Wednesday, May 11, 2011

Stolen Art Watch, Forbidden City Palace Museum Beijing Raided !!

Million dollar art heist at Palace Museum

BEIJING, May 11 (Xinhuanet) -- Police are hunting a thief who stole millions of dollars worth of art in an overnight heist at the famed Palace Museum in Beijing.

The suspect, who was caught on security cameras, is believed to have hidden inside China's biggest museum before closing on May 8, and carried out the burglary before midnight.

Rumor of the art heist inside the heavily fortified Forbidden City Palace began to hit China's cyber world Tuesday. A blogger claimed the theft amounted to nearly one billion yuan (154 million U.S. dollars).

The museum confirmed the theft Tuesday afternoon on its microblog, but did not confirm the value of seven stolen items which were borrowed from a Hong Kong museum for the exhibition in the capital.

"They (the stolen items) are private collections, basically gold and silver powder boxes decorated by gems of various kinds," said Wang Xiahong, curator of the Hong Kong-based Liangyi Museum.

"Not as much as 1 billion yuan, but tens of millions to say the least." she adds.

Organizers say the exhibition will continue till June 27 as scheduled after a discussion with the collector of the missing items. The Palace Museum will hold a news conference today to release photos of stolen pieces which may be on sale on the black-market.

Exhibition halls, including the site of the theft in the east zone of the museum, have been closed to tourists since Tuesday noon, with the authorities not giving a clear date of when they will reopen.

According to sources, the exhibition, titled "Blending—Liang Yi Treasures Exhibition," displayed 130 exhibits, including Chinese-style furniture, western-style cosmetic containers and handbags.

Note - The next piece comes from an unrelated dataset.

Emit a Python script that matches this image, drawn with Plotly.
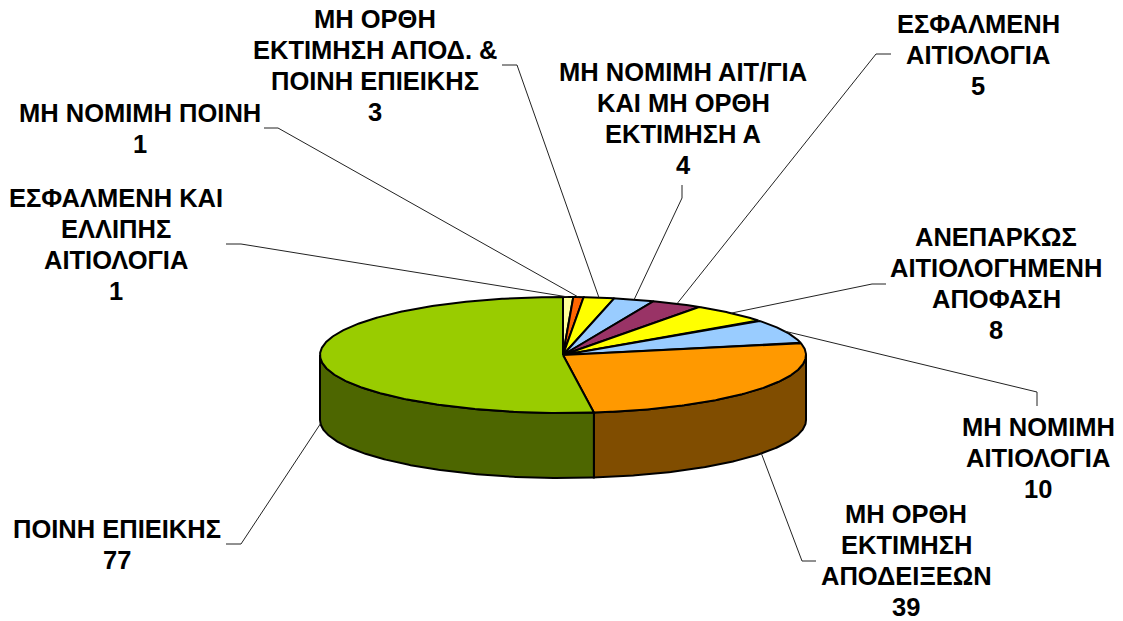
import math
import plotly.graph_objects as go

# --- data, clockwise from 12 o'clock ---
categories = [
    "ΕΣΦΑΛΜΕΝΗ ΚΑΙ|ΕΛΛΙΠΗΣ|ΑΙΤΙΟΛΟΓΙΑ",
    "ΜΗ ΝΟΜΙΜΗ ΠΟΙΝΗ",
    "ΜΗ ΟΡΘΗ|ΕΚΤΙΜΗΣΗ ΑΠΟΔ. &|ΠΟΙΝΗ ΕΠΙΕΙΚΗΣ",
    "ΜΗ ΝΟΜΙΜΗ ΑΙΤ/ΓΙΑ|ΚΑΙ ΜΗ ΟΡΘΗ|ΕΚΤΙΜΗΣΗ Α",
    "ΕΣΦΑΛΜΕΝΗ|ΑΙΤΙΟΛΟΓΙΑ",
    "ΑΝΕΠΑΡΚΩΣ|ΑΙΤΙΟΛΟΓΗΜΕΝΗ|ΑΠΟΦΑΣΗ",
    "ΜΗ ΝΟΜΙΜΗ|ΑΙΤΙΟΛΟΓΙΑ",
    "ΜΗ ΟΡΘΗ|ΕΚΤΙΜΗΣΗ|ΑΠΟΔΕΙΞΕΩΝ",
    "ΠΟΙΝΗ ΕΠΙΕΙΚΗΣ",
]
values = [1, 1, 3, 4, 5, 8, 10, 39, 77]

# --- styles ---
top_colors = ["#FFFF99", "#FF6600", "#FFFF00", "#99CCFF", "#993366",
              "#FFFF00", "#99CCFF", "#FF9900", "#99CC00"]
side_colors = ["#80804D", "#803300", "#808000", "#4D6680", "#4D1A33",
               "#808000", "#4D6680", "#804D00", "#4D6600"]

# --- layout of the pie, in page pixels ---
W, H = 1123, 621
CX, CY, RX, RY, DEPTH = 563, 355, 243, 58, 65
FONT_SIZE = 25.5
LINE_GAP = 31.3

# label centre (x, y of first line) and leader elbow points for each slice
label_xy = [(116, 197.5), (140, 112.5), (375, 18.5), (683, 71.5), (978, 23.5),
            (996, 236.5), (1038, 426.5), (906, 513.5), (117, 528.5)]
leader_pts = [
    [(226, 244), (241, 244)],
    [(264, 128), (278, 128)],
    [(502, 65), (517, 65)],
    [(682, 185), (682, 198)],
    [(891, 54), (876, 54)],
    [(886, 284), (872, 284)],
    [(1037, 406), (1037, 392)],
    [(816, 561), (802, 561)],
    [(226, 544), (241, 544)],
]


def rim(deg, drop=0.0):
    a = math.radians(deg)
    return CX + RX * math.sin(a), CY - RY * math.cos(a) + drop


def arc(a0, a1, drop=0.0):
    n = max(2, int(abs(a1 - a0) * 2))
    return [rim(a0 + (a1 - a0) * i / n, drop) for i in range(n + 1)]


total = sum(values)
bounds = [0.0]
for v in values:
    bounds.append(bounds[-1] + v / total * 360)

fig = go.Figure()


def poly(pts, fill):
    fig.add_trace(go.Scatter(
        x=[p[0] for p in pts], y=[p[1] for p in pts], mode="lines",
        fill="toself", fillcolor=fill,
        line=dict(color="#000000", width=2), hoverinfo="skip", showlegend=False))


# sides (only the front half of the rim is visible)
for i in range(len(values)):
    a0, a1 = max(bounds[i], 90), min(bounds[i + 1], 270)
    if a1 > a0:
        top = arc(a0, a1)
        bot = arc(a1, a0, DEPTH)
        poly(top + bot + [top[0]], side_colors[i])

# top faces
for i in range(len(values)):
    poly([(CX, CY)] + arc(bounds[i], bounds[i + 1]) + [(CX, CY)], top_colors[i])

# leaders and labels
annotations = []
for i, cat in enumerate(categories):
    mid = (bounds[i] + bounds[i + 1]) / 2
    end = rim(mid, DEPTH if 90 < mid < 270 else 0)
    pts = leader_pts[i] + [end]
    fig.add_trace(go.Scatter(
        x=[p[0] for p in pts], y=[p[1] for p in pts], mode="lines",
        line=dict(color="#222222", width=1), hoverinfo="skip", showlegend=False))
    lines = cat.split("|") + [str(values[i])]
    lx, ly = label_xy[i]
    for j, txt in enumerate(lines):
        annotations.append(dict(
            x=lx, y=ly + j * LINE_GAP, xref="x", yref="y", text="<b>%s</b>" % txt,
            showarrow=False, xanchor="center", yanchor="middle",
            font=dict(family="Liberation Sans", size=FONT_SIZE, color="#000000")))

fig.update_layout(
    width=W, height=H, margin=dict(l=0, r=0, t=0, b=0),
    paper_bgcolor="#FFFFFF", plot_bgcolor="#FFFFFF", showlegend=False,
    xaxis=dict(range=[0, W], visible=False, fixedrange=True),
    yaxis=dict(range=[H, 0], visible=False, fixedrange=True),
    annotations=annotations,
)
fig.write_html("out.html", config={"displayModeBar": False},
               post_script="document.body.style.margin='0';")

The exhibition kicked off on April 28 and is scheduled to last to June 27.

On May 10, a thread about the missing exhibits appeared online and said that it was reported on reliable authority that late in the night on May 8, a patrolman of the security office of the Imperial Palace found a suspicious man with a large red mark on his body. The red mark was suspected to be scraped from the wall of the Imperial Palace. The patrolman ordered the suspect to squat down and then reported to his superior. However, the suspect seized the chance and ran away. After that, the security office was unable to find him.

Early the next day, the staff workers of the Palace Museum found a big hole at the black wall of Chengshu Palace. After they entered the palace through the hole, they were surprised to learn that the exhibition cabinets were pried open and seven exhibits were lost.

It is reported that the Imperial Palace has a strict security system controlling entry and exit. Security guards patrol every night. Monitoring detectors are set up everywhere, and there are alarms on the exhibition cabinets.

However, the security office of the Palace Museum did not find the suspect despite its surveillance system and even the alarms did not sound.

The Beijing Police said, after a preliminary investigation, the lost exhibits were discovered to be modern handcrafts displayed by the Hong Kong Liang Yi Collection. Now, the police are conducting further investigations.

In addition, according to internal information, the police have confirmed a 27-year-old non-Beijing suspect. He hid in the Imperial Palace before it was closed and stole the exhibits at midnight. Currently, the police are in pursuit of the suspect. However, the information has not been confirmed by the police.

On May 10, Wang Xiahong, the curator of Hong Kong Liang Yi Collection, arrived in Beijing. She said a press conference will be held on May 11 to release the clear photos of the seven missing exhibits in order to prevent illegal trading.